*Dataset extract:*
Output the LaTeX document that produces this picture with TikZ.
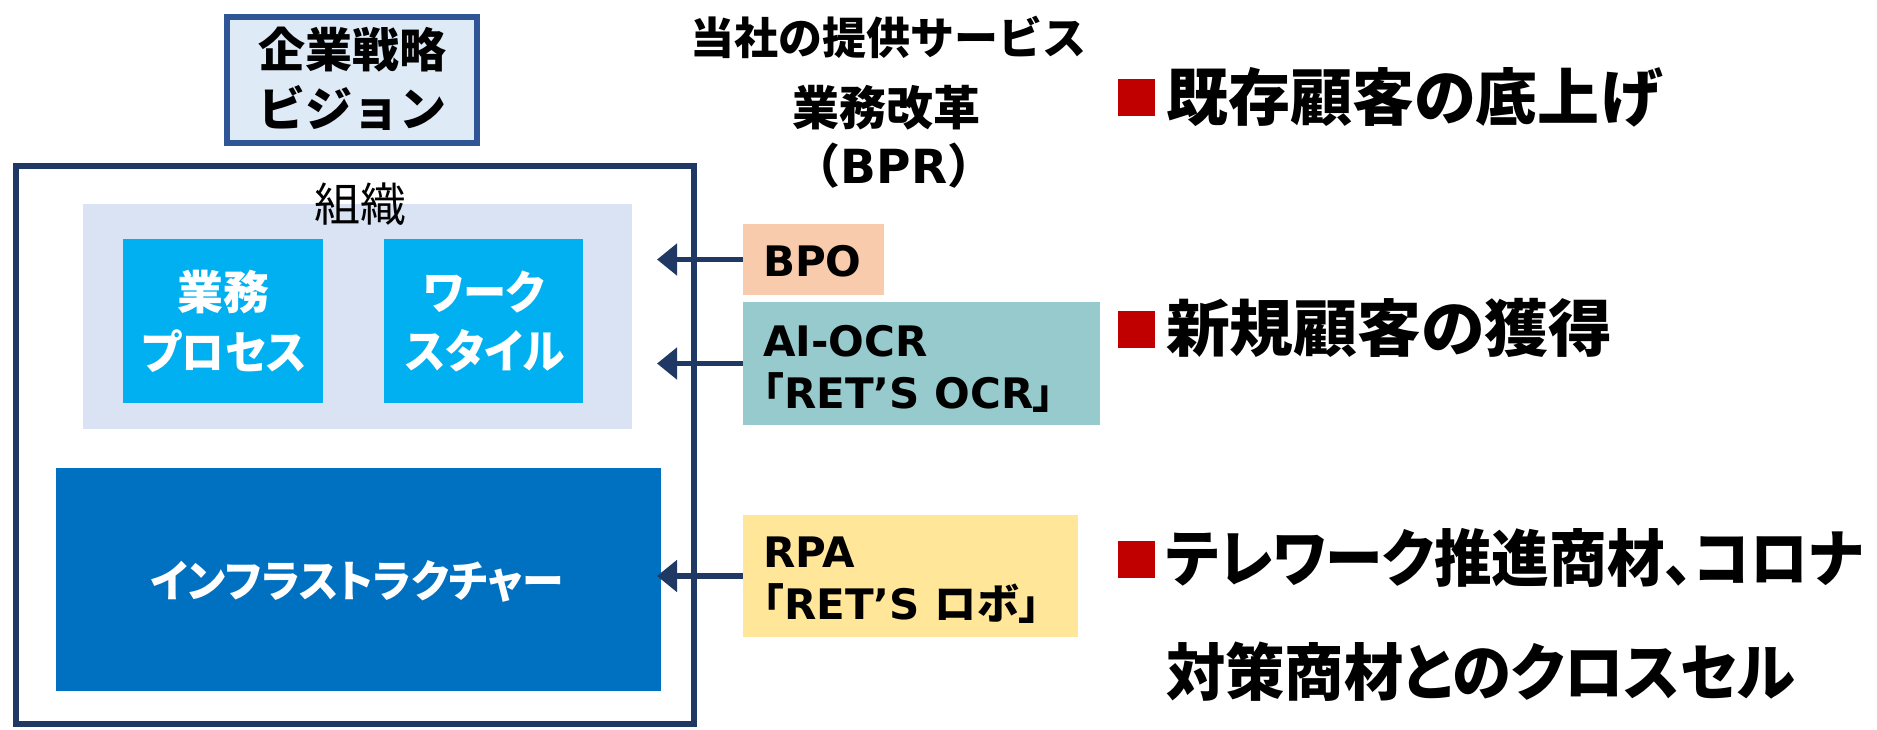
\documentclass[tikz,border=0pt]{standalone}
\usepackage{fontspec}
\usepackage{graphicx}
\setmainfont{DejaVu Sans}
\newfontfamily\jp{Noto Sans CJK JP}
\newfontfamily\jpp{Noto Sans CJK JP}[RawFeature=+palt]
\newfontfamily\lat{DejaVu Sans}
\usetikzlibrary{arrows.meta}
\definecolor{visfill}{HTML}{DEEBF7}
\definecolor{visdraw}{HTML}{2F5597}
\definecolor{navy}{HTML}{203864}
\definecolor{lightbg}{HTML}{DAE3F3}
\definecolor{cyanbox}{HTML}{00B0F0}
\definecolor{infrab}{HTML}{0070C0}
\definecolor{bpoc}{HTML}{F8CBAD}
\definecolor{ocrc}{HTML}{96CACD}
\definecolor{rpac}{HTML}{FFE699}
\definecolor{redsq}{HTML}{C00000}
\newcommand\fsz[1]{\fontsize{#1}{#1}\selectfont}
\newcommand\sqz[2]{\scalebox{#1}[1]{#2}}
\tikzset{
  plainbox/.style={draw=none, inner sep=0pt, outer sep=0pt},
  txt/.style={inner sep=0pt, outer sep=0pt, anchor=center},
  ltxt/.style={inner sep=0pt, outer sep=0pt, anchor=west},
  arr/.style={draw=navy, line width=5.5pt, -{Triangle[length=20pt,width=31pt]}},
  bullet/.style={fill=redsq, draw=none, minimum width=37pt, minimum height=37pt, inner sep=0pt},
}
\begin{document}
\begin{tikzpicture}[x=1pt,y=-1pt]
\useasboundingbox (0,0) rectangle (1877,729);
% vision
\node[draw=visdraw, fill=visfill, line width=6pt, minimum width=250pt, minimum height=126pt, inner sep=0pt] (vis) at (352,80) {};
\node[txt] (vis1) at (352,50) {\jp\bfseries\fsz{47}企業戦略};
\node[txt] (vis2) at (352,108) {\jp\bfseries\fsz{47}ビジョン};
% outer org box
\node[draw=navy, line width=6pt, minimum width=678pt, minimum height=558pt, inner sep=0pt] (outer) at (355,445) {};
\node[plainbox, fill=lightbg, minimum width=549pt, minimum height=225pt] (light) at (357.5,316.5) {};
\node[txt] (soshiki) at (360,204) {\jp\fsz{46}組織};
\node[plainbox, fill=cyanbox, minimum width=200pt, minimum height=164pt] (b1) at (223,321) {};
\node[plainbox, fill=cyanbox, minimum width=199pt, minimum height=164pt] (b2) at (483.5,321) {};
\node[txt, text=white] (b1a) at (223,292) {\jpp\bfseries\fsz{46}業務};
\node[txt, text=white] (b1b) at (224,351) {\jpp\bfseries\fsz{46}\sqz{0.93}{プロセス}};
\node[txt, text=white] (b2a) at (484,292) {\jpp\bfseries\fsz{46}\sqz{0.94}{ワーク}};
\node[txt, text=white] (b2b) at (485,351) {\jpp\bfseries\fsz{46}\sqz{0.93}{スタイル}};
\node[plainbox, fill=infrab, minimum width=605pt, minimum height=223pt] (infra) at (358.5,579.5) {};
\node[txt, text=white] (infrat) at (357,581) {\jpp\bfseries\fsz{44}\sqz{0.95}{インフラストラクチャー}};
% header
\node[txt] (h1) at (888,37) {\jp\bfseries\fsz{44}当社の提供サービス};
\node[txt] (h2) at (886,108) {\jp\bfseries\fsz{47}業務改革};
\node[txt] (h3) at (894,166) {\jp\bfseries\fsz{47}（{\lat\bfseries BPR}）};
% service boxes
\node[plainbox, fill=bpoc, minimum width=141pt, minimum height=71pt] (bpo) at (813.5,259.5) {};
\node[plainbox, fill=ocrc, minimum width=357pt, minimum height=123pt] (ocr) at (921.5,363.5) {};
\node[plainbox, fill=rpac, minimum width=335pt, minimum height=122pt] (rpa) at (910.5,576) {};
\node[ltxt] (bpot) at (763,261) {\lat\bfseries\fsz{42}BPO};
\node[ltxt] (ocr1) at (763,341) {\lat\bfseries\fsz{42}AI-OCR};
\node[ltxt] (ocr2) at (763,393) {\lat\bfseries\fsz{42}{\jpp 「}RET’S OCR{\jpp 」}};
\node[ltxt] (rpa1) at (763,552) {\lat\bfseries\fsz{42}RPA};
\node[ltxt] (rpa2) at (763,604) {\lat\bfseries\fsz{42}{\jpp 「}RET’S {\jpp ロボ」}};
% arrows
\coordinate (t1) at (657,259.5);
\coordinate (t2) at (657,363.5);
\coordinate (t3) at (657,576);
\draw[arr] (bpo.west) -- (t1);
\draw[arr] (ocr.west) -- (t2);
\draw[arr] (rpa.west) -- (t3);
% right bullets
\node[bullet] (s1) at (1136,97) {};
\node[bullet] (s2) at (1136,329) {};
\node[bullet] (s3) at (1136,559) {};
\node[ltxt] (r1) at (1166,97) {\jpp\bfseries\fsz{62}既存顧客の底上げ};
\node[ltxt] (r2) at (1166,328) {\jpp\bfseries\fsz{62}\sqz{1.03}{新規顧客の獲得}};
\node[ltxt] (r3) at (1166,558) {\jpp\bfseries\fsz{62}\sqz{0.93}{テレワーク推進商材、コロナ}};
\node[ltxt] (r4) at (1166,672) {\jpp\bfseries\fsz{62}\sqz{0.957}{対策商材とのクロスセル}};
\end{tikzpicture}
\end{document}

*What you should do:* Leave out the pictures and reproduce the rest of the listing exactly.

*Answer for the task:*
Output the LaTeX document that produces this picture with TikZ.
\documentclass[tikz,border=0pt]{standalone}
\usepackage{fontspec}
\usepackage{graphicx}
\setmainfont{DejaVu Sans}
\newfontfamily\jp{Noto Sans CJK JP}
\newfontfamily\jpp{Noto Sans CJK JP}[RawFeature=+palt]
\newfontfamily\lat{DejaVu Sans}
\usetikzlibrary{arrows.meta}
\definecolor{visfill}{HTML}{DEEBF7}
\definecolor{visdraw}{HTML}{2F5597}
\definecolor{navy}{HTML}{203864}
\definecolor{lightbg}{HTML}{DAE3F3}
\definecolor{cyanbox}{HTML}{00B0F0}
\definecolor{infrab}{HTML}{0070C0}
\definecolor{bpoc}{HTML}{F8CBAD}
\definecolor{ocrc}{HTML}{96CACD}
\definecolor{rpac}{HTML}{FFE699}
\definecolor{redsq}{HTML}{C00000}
\newcommand\fsz[1]{\fontsize{#1}{#1}\selectfont}
\newcommand\sqz[2]{\scalebox{#1}[1]{#2}}
\tikzset{
  plainbox/.style={draw=none, inner sep=0pt, outer sep=0pt},
  txt/.style={inner sep=0pt, outer sep=0pt, anchor=center},
  ltxt/.style={inner sep=0pt, outer sep=0pt, anchor=west},
  arr/.style={draw=navy, line width=5.5pt, -{Triangle[length=20pt,width=31pt]}},
  bullet/.style={fill=redsq, draw=none, minimum width=37pt, minimum height=37pt, inner sep=0pt},
}
\begin{document}
\begin{tikzpicture}[x=1pt,y=-1pt]
\useasboundingbox (0,0) rectangle (1877,729);
% vision
\node[draw=visdraw, fill=visfill, line width=6pt, minimum width=250pt, minimum height=126pt, inner sep=0pt] (vis) at (352,80) {};
\node[txt] (vis1) at (352,50) {\jp\bfseries\fsz{47}企業戦略};
\node[txt] (vis2) at (352,108) {\jp\bfseries\fsz{47}ビジョン};
% outer org box
\node[draw=navy, line width=6pt, minimum width=678pt, minimum height=558pt, inner sep=0pt] (outer) at (355,445) {};
\node[plainbox, fill=lightbg, minimum width=549pt, minimum height=225pt] (light) at (357.5,316.5) {};
\node[txt] (soshiki) at (360,204) {\jp\fsz{46}組織};
\node[plainbox, fill=cyanbox, minimum width=200pt, minimum height=164pt] (b1) at (223,321) {};
\node[plainbox, fill=cyanbox, minimum width=199pt, minimum height=164pt] (b2) at (483.5,321) {};
\node[txt, text=white] (b1a) at (223,292) {\jpp\bfseries\fsz{46}業務};
\node[txt, text=white] (b1b) at (224,351) {\jpp\bfseries\fsz{46}\sqz{0.93}{プロセス}};
\node[txt, text=white] (b2a) at (484,292) {\jpp\bfseries\fsz{46}\sqz{0.94}{ワーク}};
\node[txt, text=white] (b2b) at (485,351) {\jpp\bfseries\fsz{46}\sqz{0.93}{スタイル}};
\node[plainbox, fill=infrab, minimum width=605pt, minimum height=223pt] (infra) at (358.5,579.5) {};
\node[txt, text=white] (infrat) at (357,581) {\jpp\bfseries\fsz{44}\sqz{0.95}{インフラストラクチャー}};
% header
\node[txt] (h1) at (888,37) {\jp\bfseries\fsz{44}当社の提供サービス};
\node[txt] (h2) at (886,108) {\jp\bfseries\fsz{47}業務改革};
\node[txt] (h3) at (894,166) {\jp\bfseries\fsz{47}（{\lat\bfseries BPR}）};
% service boxes
\node[plainbox, fill=bpoc, minimum width=141pt, minimum height=71pt] (bpo) at (813.5,259.5) {};
\node[plainbox, fill=ocrc, minimum width=357pt, minimum height=123pt] (ocr) at (921.5,363.5) {};
\node[plainbox, fill=rpac, minimum width=335pt, minimum height=122pt] (rpa) at (910.5,576) {};
\node[ltxt] (bpot) at (763,261) {\lat\bfseries\fsz{42}BPO};
\node[ltxt] (ocr1) at (763,341) {\lat\bfseries\fsz{42}AI-OCR};
\node[ltxt] (ocr2) at (763,393) {\lat\bfseries\fsz{42}{\jpp 「}RET’S OCR{\jpp 」}};
\node[ltxt] (rpa1) at (763,552) {\lat\bfseries\fsz{42}RPA};
\node[ltxt] (rpa2) at (763,604) {\lat\bfseries\fsz{42}{\jpp 「}RET’S {\jpp ロボ」}};
% arrows
\coordinate (t1) at (657,259.5);
\coordinate (t2) at (657,363.5);
\coordinate (t3) at (657,576);
\draw[arr] (bpo.west) -- (t1);
\draw[arr] (ocr.west) -- (t2);
\draw[arr] (rpa.west) -- (t3);
% right bullets
\node[bullet] (s1) at (1136,97) {};
\node[bullet] (s2) at (1136,329) {};
\node[bullet] (s3) at (1136,559) {};
\node[ltxt] (r1) at (1166,97) {\jpp\bfseries\fsz{62}既存顧客の底上げ};
\node[ltxt] (r2) at (1166,328) {\jpp\bfseries\fsz{62}\sqz{1.03}{新規顧客の獲得}};
\node[ltxt] (r3) at (1166,558) {\jpp\bfseries\fsz{62}\sqz{0.93}{テレワーク推進商材、コロナ}};
\node[ltxt] (r4) at (1166,672) {\jpp\bfseries\fsz{62}\sqz{0.957}{対策商材とのクロスセル}};
\end{tikzpicture}
\end{document}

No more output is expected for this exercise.